Kiesewetter geht noch weiter. Er schlägt sogar die Gründung einer deutschen Stahl AG mit staatlicher Beteiligung vor. Dies könnte seiner Meinung nach die drohende fehlende Wettbewerbsfähigkeit beim Stahl abmildern und verhindern, dass deutsche Stahlproduzenten von ausländischen Konzernen aufgekauft werden.
Deutscher Stahl für die Rüstungsindustrie aktuell wenig konkurrenzfähig
Die Rüstungsindustrie boomt derzeit. Rheinmetall als Rüstungsunternehmen fährt aktuell Rekordgewinne ein und erfreut sich an stark gestiegenen Aktienkursen. Aktuell kaufen die Rüstungsproduzenten dabei einen Großteil des benötigten Stahls in Schweden.

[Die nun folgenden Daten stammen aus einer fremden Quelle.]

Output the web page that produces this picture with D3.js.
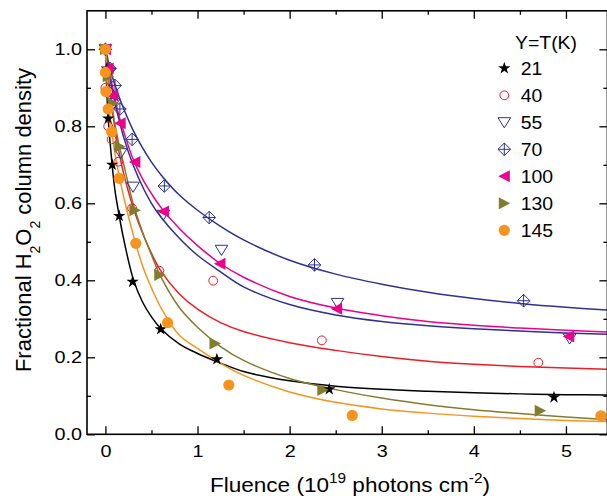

Rheinmetall verarbeitet 250.000 Tonnen Stahl im Jahr, mit steigender Tendenz. Wie aus Reihen von Rheinmetall bekannt gegeben wurde, würde das Unternehmen in Zukunft auch gerne wieder verstärkt Stahl in Deutschland einkaufen und bemüht sich deshalb, deutsche Stahlproduzenten verstärkt zu zertifizieren. Allerdings müsste der deutsche Stahl nicht nur qualitativ den Anforderungen entsprechen, er müsste eben auch preislich konkurrenzfähig sein.
Die Zeichen in Deutschland stehen auf Aufrüstung. Ökonomen wie Achim Truger warnen auch davor, in diesen Zeiten globaler Konflikte den eigenen benötigten Stahl aus dem Ausland zu beziehen, da dies in den sich schnell ändernden Zeiten zu Lieferengpässen und Abhängigkeiten führen kann. Er plädiert für eine aktive Förderung der deutschen Stahlindustrie durch den Staat, mit Beteiligungen und Absatzstrategien.
Auch die EU plant Sonderprogramme für die Stahlindustrie
Auch von Seiten der EU kommt Hilfe für die Stahlindustrie. Gerade erst vergangene Woche wurde dafür bei Thyssen Krupp eine Aktionsplan vorgestellt, der milliardenschwere Unterstützung in Form von geringeren Energiesteuern und einen besseren Schutz vor Billigstahlimporten vorsieht. Für Thyssen Krupp kommt allerdings eine Staatsbeteiligung momentan nicht infrage. Der Konzern konzentriert sich im Bereich der Stahlproduktion aktuell auf Produktionen für die Automobilindustrie oder Haushaltsgerätehersteller.
Allerdings kann auch die Rüstungsindustrie alleine die deutsche Stahlbranche nicht retten. Vor dem Hintergrund der geopolitischen Verwerfungen würde eine starke Stahlindustrie in Deutschland aber mehr Unabhängigkeit bedeuten.